* **Exercise details**: For this exercise, output only the lines between the "Write the matplotlib code for this chart." line and the "ax.axis('off')" line, both of them included, and skip all pictures.

* **Data shown**:
----------

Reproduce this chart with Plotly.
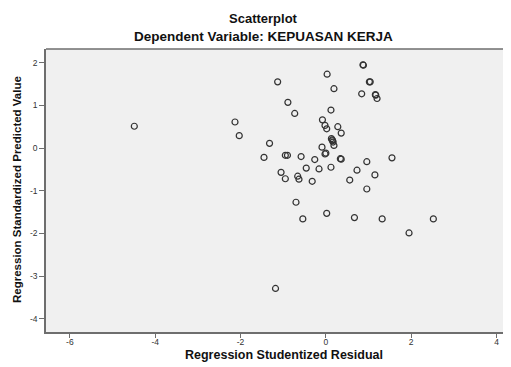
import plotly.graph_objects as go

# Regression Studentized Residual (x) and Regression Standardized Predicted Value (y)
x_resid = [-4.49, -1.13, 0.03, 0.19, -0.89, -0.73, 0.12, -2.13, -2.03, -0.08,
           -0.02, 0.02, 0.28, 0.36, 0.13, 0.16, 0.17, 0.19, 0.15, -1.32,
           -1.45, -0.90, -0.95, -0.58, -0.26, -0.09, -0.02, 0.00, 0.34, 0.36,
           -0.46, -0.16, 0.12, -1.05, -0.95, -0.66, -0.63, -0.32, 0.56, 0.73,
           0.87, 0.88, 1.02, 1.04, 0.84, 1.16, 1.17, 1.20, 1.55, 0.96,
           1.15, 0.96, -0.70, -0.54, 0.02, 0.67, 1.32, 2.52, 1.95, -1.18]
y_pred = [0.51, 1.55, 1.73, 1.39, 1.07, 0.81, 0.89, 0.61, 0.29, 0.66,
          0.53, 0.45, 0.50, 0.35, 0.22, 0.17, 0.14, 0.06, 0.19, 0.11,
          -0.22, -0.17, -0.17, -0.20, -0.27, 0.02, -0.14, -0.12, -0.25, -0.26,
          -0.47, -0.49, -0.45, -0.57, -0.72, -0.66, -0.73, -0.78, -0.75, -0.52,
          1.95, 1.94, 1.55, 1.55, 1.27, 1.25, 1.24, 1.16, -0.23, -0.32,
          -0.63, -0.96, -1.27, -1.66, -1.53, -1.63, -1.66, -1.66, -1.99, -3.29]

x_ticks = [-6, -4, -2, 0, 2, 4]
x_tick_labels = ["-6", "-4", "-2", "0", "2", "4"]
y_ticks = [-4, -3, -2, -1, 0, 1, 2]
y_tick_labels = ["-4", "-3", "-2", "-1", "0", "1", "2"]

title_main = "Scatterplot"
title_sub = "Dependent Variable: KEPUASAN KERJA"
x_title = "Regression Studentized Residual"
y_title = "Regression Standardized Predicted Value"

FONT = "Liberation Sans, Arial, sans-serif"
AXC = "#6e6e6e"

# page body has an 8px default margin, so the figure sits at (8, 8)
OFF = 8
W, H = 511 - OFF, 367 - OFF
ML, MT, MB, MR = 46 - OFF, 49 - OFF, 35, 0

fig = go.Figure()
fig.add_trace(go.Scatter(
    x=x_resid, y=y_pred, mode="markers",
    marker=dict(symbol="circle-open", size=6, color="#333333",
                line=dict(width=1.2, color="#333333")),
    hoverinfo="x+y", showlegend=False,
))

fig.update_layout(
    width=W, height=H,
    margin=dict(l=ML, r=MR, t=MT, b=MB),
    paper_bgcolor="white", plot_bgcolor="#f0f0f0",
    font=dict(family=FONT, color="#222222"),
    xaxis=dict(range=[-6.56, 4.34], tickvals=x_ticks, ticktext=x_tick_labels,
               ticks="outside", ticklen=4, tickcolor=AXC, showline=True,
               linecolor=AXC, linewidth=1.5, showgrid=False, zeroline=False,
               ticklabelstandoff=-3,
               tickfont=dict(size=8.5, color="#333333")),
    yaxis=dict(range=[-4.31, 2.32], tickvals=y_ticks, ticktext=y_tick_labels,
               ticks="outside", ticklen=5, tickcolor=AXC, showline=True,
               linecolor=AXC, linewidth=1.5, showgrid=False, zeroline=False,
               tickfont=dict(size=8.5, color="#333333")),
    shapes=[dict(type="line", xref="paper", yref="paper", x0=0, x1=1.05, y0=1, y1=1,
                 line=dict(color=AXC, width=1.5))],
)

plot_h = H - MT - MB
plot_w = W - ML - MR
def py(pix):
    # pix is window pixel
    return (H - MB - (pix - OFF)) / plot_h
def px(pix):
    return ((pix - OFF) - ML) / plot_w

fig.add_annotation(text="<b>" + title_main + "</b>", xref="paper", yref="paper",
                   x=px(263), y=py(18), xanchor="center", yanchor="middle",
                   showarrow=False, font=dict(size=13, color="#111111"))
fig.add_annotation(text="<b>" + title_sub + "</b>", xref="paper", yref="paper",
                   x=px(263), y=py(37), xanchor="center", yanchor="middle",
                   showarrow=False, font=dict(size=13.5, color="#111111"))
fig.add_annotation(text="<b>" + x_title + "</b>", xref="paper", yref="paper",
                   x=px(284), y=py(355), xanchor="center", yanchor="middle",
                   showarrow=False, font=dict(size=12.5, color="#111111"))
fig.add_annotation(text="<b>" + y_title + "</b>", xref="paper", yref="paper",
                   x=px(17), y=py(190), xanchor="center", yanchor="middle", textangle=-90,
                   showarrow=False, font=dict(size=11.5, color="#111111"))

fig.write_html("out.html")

----------

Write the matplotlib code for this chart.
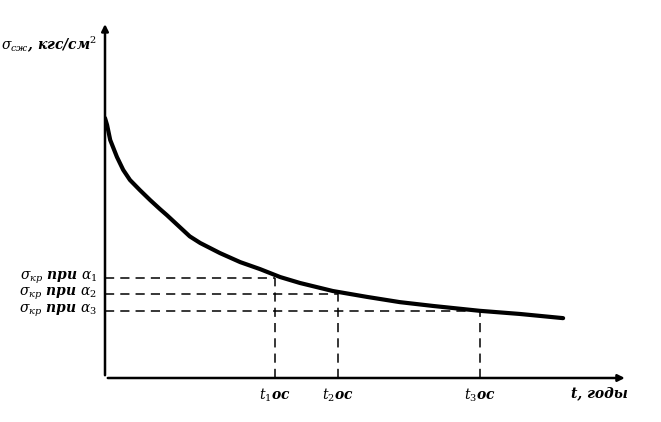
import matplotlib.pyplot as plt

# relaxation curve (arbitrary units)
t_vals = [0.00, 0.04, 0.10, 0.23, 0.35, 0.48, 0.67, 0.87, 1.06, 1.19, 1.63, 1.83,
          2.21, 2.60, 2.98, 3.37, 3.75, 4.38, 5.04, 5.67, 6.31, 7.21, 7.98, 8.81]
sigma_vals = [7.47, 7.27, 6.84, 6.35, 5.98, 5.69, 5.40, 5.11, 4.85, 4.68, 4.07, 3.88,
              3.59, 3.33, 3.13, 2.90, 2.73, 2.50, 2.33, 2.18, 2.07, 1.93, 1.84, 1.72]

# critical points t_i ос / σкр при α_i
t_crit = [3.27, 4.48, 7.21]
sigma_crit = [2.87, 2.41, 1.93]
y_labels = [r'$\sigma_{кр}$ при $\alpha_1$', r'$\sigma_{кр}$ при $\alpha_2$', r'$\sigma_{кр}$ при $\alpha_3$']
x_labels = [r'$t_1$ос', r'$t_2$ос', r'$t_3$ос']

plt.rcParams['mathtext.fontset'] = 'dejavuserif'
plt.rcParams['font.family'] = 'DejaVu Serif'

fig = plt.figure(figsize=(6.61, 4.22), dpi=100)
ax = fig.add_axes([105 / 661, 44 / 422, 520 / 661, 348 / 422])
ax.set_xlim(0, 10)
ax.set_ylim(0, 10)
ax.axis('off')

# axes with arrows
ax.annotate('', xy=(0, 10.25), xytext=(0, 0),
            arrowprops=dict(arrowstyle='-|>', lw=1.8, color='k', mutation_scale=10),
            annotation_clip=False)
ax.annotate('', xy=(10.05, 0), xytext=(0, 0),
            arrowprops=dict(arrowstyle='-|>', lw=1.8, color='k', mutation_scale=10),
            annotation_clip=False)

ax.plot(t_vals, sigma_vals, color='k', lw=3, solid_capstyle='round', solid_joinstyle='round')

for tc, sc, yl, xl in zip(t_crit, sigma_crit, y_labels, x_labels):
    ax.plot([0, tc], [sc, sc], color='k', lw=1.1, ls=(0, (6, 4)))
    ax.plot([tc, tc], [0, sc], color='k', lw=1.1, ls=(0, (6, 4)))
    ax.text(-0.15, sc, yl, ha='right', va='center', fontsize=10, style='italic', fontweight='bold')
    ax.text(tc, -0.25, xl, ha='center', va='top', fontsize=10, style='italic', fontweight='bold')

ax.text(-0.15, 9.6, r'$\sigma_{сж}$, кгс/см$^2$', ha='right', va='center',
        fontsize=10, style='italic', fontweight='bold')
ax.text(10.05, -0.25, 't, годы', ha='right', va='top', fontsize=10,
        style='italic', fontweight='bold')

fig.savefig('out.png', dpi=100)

----------

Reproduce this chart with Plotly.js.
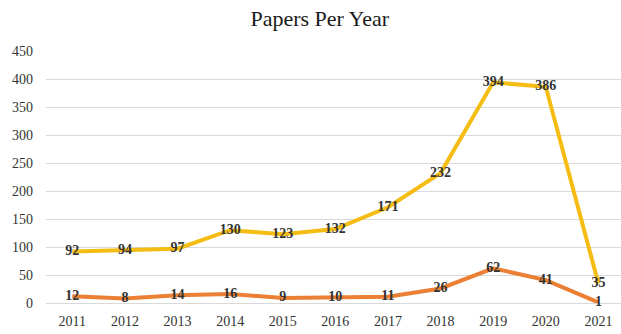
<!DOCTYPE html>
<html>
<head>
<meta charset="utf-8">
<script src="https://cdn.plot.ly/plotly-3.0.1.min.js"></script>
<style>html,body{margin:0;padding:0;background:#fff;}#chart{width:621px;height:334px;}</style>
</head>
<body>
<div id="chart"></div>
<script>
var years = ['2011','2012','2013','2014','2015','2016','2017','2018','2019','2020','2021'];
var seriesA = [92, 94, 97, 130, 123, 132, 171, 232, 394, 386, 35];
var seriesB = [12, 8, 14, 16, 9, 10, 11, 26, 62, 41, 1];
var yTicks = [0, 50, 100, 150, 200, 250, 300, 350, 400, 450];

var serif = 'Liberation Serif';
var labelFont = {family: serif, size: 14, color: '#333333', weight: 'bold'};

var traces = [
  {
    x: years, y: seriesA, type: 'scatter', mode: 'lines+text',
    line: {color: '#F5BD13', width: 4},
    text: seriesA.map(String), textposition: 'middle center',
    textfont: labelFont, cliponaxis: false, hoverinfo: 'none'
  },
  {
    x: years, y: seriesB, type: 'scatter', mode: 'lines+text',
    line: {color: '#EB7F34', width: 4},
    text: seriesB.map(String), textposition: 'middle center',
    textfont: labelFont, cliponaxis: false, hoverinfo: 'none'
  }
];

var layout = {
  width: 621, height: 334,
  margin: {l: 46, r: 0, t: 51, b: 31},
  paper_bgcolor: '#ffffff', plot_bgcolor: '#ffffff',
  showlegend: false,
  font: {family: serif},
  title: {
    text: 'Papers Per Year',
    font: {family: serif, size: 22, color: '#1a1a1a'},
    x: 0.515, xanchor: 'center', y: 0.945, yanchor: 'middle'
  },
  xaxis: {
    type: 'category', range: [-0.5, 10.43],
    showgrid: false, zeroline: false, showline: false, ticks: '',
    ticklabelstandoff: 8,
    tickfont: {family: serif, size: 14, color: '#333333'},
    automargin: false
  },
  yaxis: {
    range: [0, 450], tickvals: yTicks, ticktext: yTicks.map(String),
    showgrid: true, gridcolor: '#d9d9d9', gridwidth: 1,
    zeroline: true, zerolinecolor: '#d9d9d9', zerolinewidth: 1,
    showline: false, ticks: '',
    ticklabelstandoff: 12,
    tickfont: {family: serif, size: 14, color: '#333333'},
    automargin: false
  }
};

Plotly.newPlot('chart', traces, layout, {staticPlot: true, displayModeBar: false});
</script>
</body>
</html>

----------

* **Final answer**:
Write the matplotlib code for this chart.
import matplotlib.pyplot as plt

# relaxation curve (arbitrary units)
t_vals = [0.00, 0.04, 0.10, 0.23, 0.35, 0.48, 0.67, 0.87, 1.06, 1.19, 1.63, 1.83,
          2.21, 2.60, 2.98, 3.37, 3.75, 4.38, 5.04, 5.67, 6.31, 7.21, 7.98, 8.81]
sigma_vals = [7.47, 7.27, 6.84, 6.35, 5.98, 5.69, 5.40, 5.11, 4.85, 4.68, 4.07, 3.88,
              3.59, 3.33, 3.13, 2.90, 2.73, 2.50, 2.33, 2.18, 2.07, 1.93, 1.84, 1.72]

# critical points t_i ос / σкр при α_i
t_crit = [3.27, 4.48, 7.21]
sigma_crit = [2.87, 2.41, 1.93]
y_labels = [r'$\sigma_{кр}$ при $\alpha_1$', r'$\sigma_{кр}$ при $\alpha_2$', r'$\sigma_{кр}$ при $\alpha_3$']
x_labels = [r'$t_1$ос', r'$t_2$ос', r'$t_3$ос']

plt.rcParams['mathtext.fontset'] = 'dejavuserif'
plt.rcParams['font.family'] = 'DejaVu Serif'

fig = plt.figure(figsize=(6.61, 4.22), dpi=100)
ax = fig.add_axes([105 / 661, 44 / 422, 520 / 661, 348 / 422])
ax.set_xlim(0, 10)
ax.set_ylim(0, 10)
ax.axis('off')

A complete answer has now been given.